--- Requirements ---
Copy the data exactly as it appears, and do not include any pictures.

--- Data block ---
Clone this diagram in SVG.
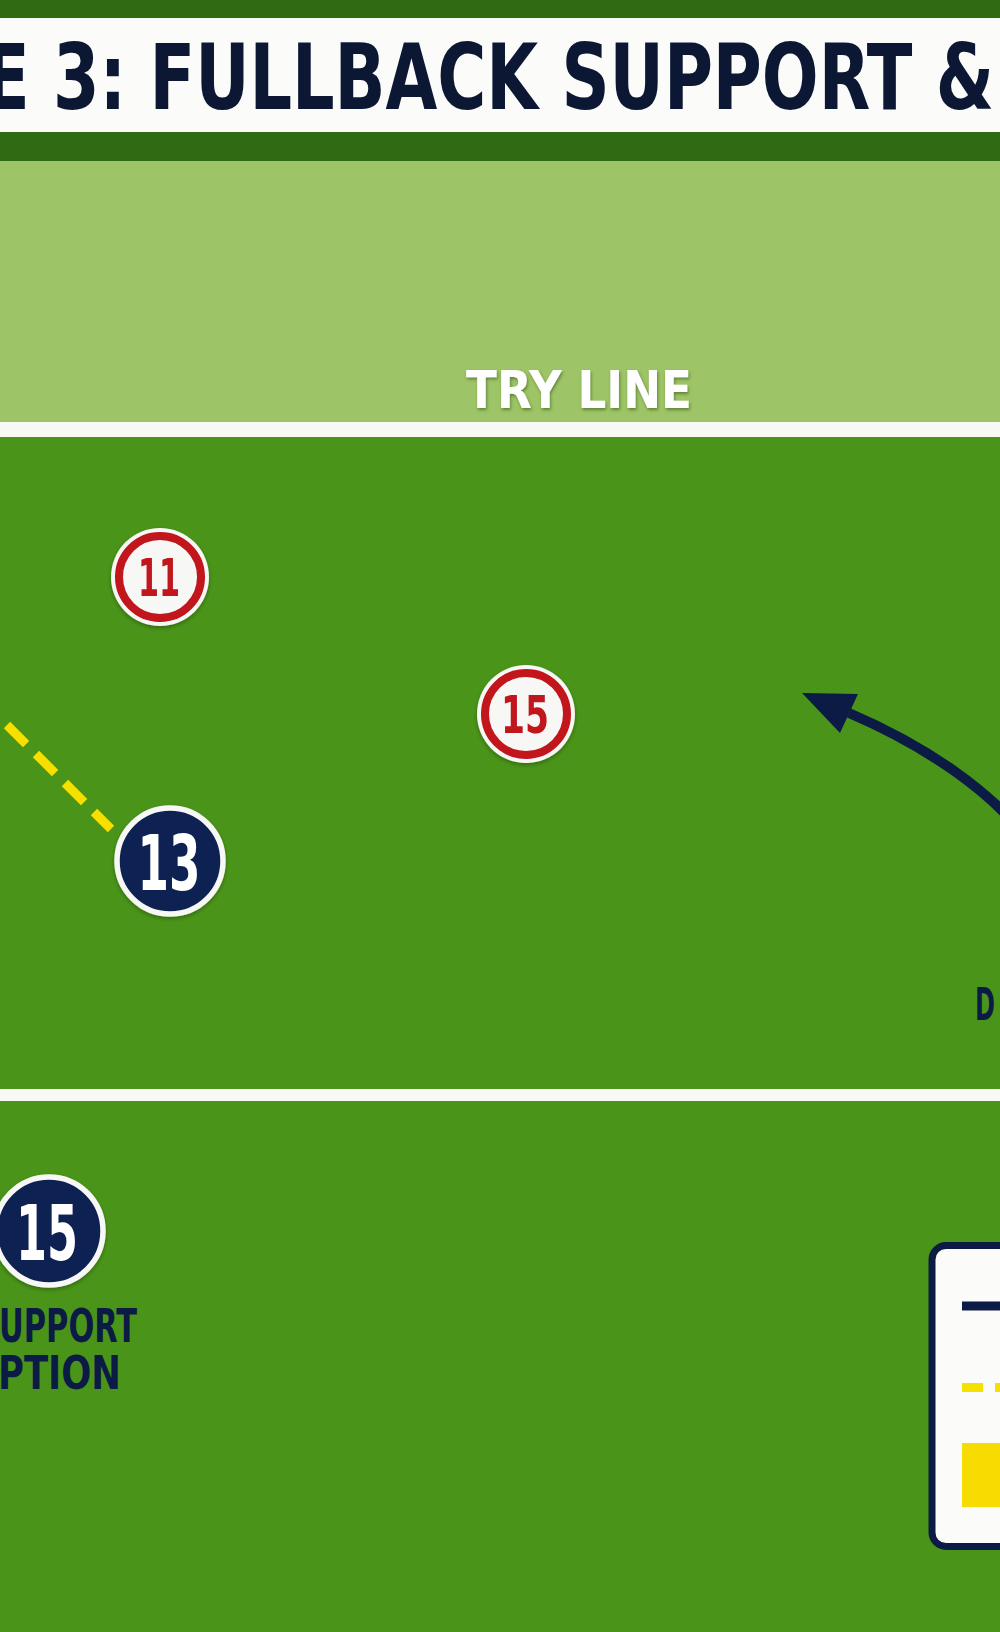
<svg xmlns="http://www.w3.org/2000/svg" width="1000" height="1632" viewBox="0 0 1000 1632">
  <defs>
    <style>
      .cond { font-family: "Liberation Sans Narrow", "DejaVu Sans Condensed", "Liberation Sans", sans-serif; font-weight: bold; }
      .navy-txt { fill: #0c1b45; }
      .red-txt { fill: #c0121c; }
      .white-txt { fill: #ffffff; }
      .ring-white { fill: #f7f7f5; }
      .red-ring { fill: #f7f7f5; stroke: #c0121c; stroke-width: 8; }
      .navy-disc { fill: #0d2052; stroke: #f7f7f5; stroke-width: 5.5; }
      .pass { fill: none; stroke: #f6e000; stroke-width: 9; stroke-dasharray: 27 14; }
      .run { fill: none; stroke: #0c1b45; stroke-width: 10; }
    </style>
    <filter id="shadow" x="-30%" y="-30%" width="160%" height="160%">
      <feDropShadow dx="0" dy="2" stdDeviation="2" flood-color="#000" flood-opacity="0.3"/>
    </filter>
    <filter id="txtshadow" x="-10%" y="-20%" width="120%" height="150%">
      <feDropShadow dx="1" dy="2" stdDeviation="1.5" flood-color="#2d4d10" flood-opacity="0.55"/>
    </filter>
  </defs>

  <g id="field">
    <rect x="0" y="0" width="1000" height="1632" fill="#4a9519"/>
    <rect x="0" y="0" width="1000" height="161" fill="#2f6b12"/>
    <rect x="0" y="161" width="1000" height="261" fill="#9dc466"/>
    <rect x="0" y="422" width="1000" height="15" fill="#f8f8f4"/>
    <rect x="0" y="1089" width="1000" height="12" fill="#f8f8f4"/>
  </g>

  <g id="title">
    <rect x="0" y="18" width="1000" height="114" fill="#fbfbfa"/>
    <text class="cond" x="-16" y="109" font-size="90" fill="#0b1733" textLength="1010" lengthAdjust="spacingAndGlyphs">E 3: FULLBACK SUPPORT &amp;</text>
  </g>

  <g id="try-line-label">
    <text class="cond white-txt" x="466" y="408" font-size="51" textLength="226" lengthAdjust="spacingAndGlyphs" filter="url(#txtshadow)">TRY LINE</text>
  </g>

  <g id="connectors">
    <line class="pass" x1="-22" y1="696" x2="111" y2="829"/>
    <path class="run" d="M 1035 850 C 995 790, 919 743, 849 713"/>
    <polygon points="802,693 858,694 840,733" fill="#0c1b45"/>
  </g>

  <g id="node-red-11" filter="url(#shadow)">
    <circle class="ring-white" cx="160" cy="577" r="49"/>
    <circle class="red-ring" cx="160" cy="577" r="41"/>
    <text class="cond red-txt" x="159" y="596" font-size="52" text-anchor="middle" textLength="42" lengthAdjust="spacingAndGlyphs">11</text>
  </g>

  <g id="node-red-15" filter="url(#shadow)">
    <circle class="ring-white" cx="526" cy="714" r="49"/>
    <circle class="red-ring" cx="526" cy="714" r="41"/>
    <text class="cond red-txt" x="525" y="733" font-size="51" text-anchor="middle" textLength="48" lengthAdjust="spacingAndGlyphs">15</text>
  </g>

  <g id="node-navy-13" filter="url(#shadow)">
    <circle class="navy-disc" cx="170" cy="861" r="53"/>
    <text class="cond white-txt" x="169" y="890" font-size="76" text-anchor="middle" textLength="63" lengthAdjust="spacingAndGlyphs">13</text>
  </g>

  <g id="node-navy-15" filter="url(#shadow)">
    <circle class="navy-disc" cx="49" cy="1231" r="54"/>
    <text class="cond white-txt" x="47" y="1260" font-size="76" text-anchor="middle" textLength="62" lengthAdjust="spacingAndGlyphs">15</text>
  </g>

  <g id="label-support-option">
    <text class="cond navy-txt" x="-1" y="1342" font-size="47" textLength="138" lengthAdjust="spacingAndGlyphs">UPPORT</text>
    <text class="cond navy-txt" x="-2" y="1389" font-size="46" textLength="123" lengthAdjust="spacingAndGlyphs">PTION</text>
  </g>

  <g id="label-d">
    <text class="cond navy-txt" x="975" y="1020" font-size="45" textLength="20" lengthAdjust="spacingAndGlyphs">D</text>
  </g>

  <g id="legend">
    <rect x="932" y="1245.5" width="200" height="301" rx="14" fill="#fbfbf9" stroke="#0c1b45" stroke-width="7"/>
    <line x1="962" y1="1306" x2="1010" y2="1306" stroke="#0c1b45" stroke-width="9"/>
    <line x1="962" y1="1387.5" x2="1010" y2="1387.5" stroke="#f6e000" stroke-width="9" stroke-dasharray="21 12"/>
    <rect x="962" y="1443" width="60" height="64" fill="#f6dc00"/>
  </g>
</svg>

--- Response to this exercise ---
Clone this diagram in SVG.
<svg xmlns="http://www.w3.org/2000/svg" width="1000" height="1632" viewBox="0 0 1000 1632">
  <defs>
    <style>
      .cond { font-family: "Liberation Sans Narrow", "DejaVu Sans Condensed", "Liberation Sans", sans-serif; font-weight: bold; }
      .navy-txt { fill: #0c1b45; }
      .red-txt { fill: #c0121c; }
      .white-txt { fill: #ffffff; }
      .ring-white { fill: #f7f7f5; }
      .red-ring { fill: #f7f7f5; stroke: #c0121c; stroke-width: 8; }
      .navy-disc { fill: #0d2052; stroke: #f7f7f5; stroke-width: 5.5; }
      .pass { fill: none; stroke: #f6e000; stroke-width: 9; stroke-dasharray: 27 14; }
      .run { fill: none; stroke: #0c1b45; stroke-width: 10; }
    </style>
    <filter id="shadow" x="-30%" y="-30%" width="160%" height="160%">
      <feDropShadow dx="0" dy="2" stdDeviation="2" flood-color="#000" flood-opacity="0.3"/>
    </filter>
    <filter id="txtshadow" x="-10%" y="-20%" width="120%" height="150%">
      <feDropShadow dx="1" dy="2" stdDeviation="1.5" flood-color="#2d4d10" flood-opacity="0.55"/>
    </filter>
  </defs>

  <g id="field">
    <rect x="0" y="0" width="1000" height="1632" fill="#4a9519"/>
    <rect x="0" y="0" width="1000" height="161" fill="#2f6b12"/>
    <rect x="0" y="161" width="1000" height="261" fill="#9dc466"/>
    <rect x="0" y="422" width="1000" height="15" fill="#f8f8f4"/>
    <rect x="0" y="1089" width="1000" height="12" fill="#f8f8f4"/>
  </g>

  <g id="title">
    <rect x="0" y="18" width="1000" height="114" fill="#fbfbfa"/>
    <text class="cond" x="-16" y="109" font-size="90" fill="#0b1733" textLength="1010" lengthAdjust="spacingAndGlyphs">E 3: FULLBACK SUPPORT &amp;</text>
  </g>

  <g id="try-line-label">
    <text class="cond white-txt" x="466" y="408" font-size="51" textLength="226" lengthAdjust="spacingAndGlyphs" filter="url(#txtshadow)">TRY LINE</text>
  </g>

  <g id="connectors">
    <line class="pass" x1="-22" y1="696" x2="111" y2="829"/>
    <path class="run" d="M 1035 850 C 995 790, 919 743, 849 713"/>
    <polygon points="802,693 858,694 840,733" fill="#0c1b45"/>
  </g>

  <g id="node-red-11" filter="url(#shadow)">
    <circle class="ring-white" cx="160" cy="577" r="49"/>
    <circle class="red-ring" cx="160" cy="577" r="41"/>
    <text class="cond red-txt" x="159" y="596" font-size="52" text-anchor="middle" textLength="42" lengthAdjust="spacingAndGlyphs">11</text>
  </g>

  <g id="node-red-15" filter="url(#shadow)">
    <circle class="ring-white" cx="526" cy="714" r="49"/>
    <circle class="red-ring" cx="526" cy="714" r="41"/>
    <text class="cond red-txt" x="525" y="733" font-size="51" text-anchor="middle" textLength="48" lengthAdjust="spacingAndGlyphs">15</text>
  </g>

  <g id="node-navy-13" filter="url(#shadow)">
    <circle class="navy-disc" cx="170" cy="861" r="53"/>
    <text class="cond white-txt" x="169" y="890" font-size="76" text-anchor="middle" textLength="63" lengthAdjust="spacingAndGlyphs">13</text>
  </g>

  <g id="node-navy-15" filter="url(#shadow)">
    <circle class="navy-disc" cx="49" cy="1231" r="54"/>
    <text class="cond white-txt" x="47" y="1260" font-size="76" text-anchor="middle" textLength="62" lengthAdjust="spacingAndGlyphs">15</text>
  </g>

  <g id="label-support-option">
    <text class="cond navy-txt" x="-1" y="1342" font-size="47" textLength="138" lengthAdjust="spacingAndGlyphs">UPPORT</text>
    <text class="cond navy-txt" x="-2" y="1389" font-size="46" textLength="123" lengthAdjust="spacingAndGlyphs">PTION</text>
  </g>

  <g id="label-d">
    <text class="cond navy-txt" x="975" y="1020" font-size="45" textLength="20" lengthAdjust="spacingAndGlyphs">D</text>
  </g>

  <g id="legend">
    <rect x="932" y="1245.5" width="200" height="301" rx="14" fill="#fbfbf9" stroke="#0c1b45" stroke-width="7"/>
    <line x1="962" y1="1306" x2="1010" y2="1306" stroke="#0c1b45" stroke-width="9"/>
    <line x1="962" y1="1387.5" x2="1010" y2="1387.5" stroke="#f6e000" stroke-width="9" stroke-dasharray="21 12"/>
    <rect x="962" y="1443" width="60" height="64" fill="#f6dc00"/>
  </g>
</svg>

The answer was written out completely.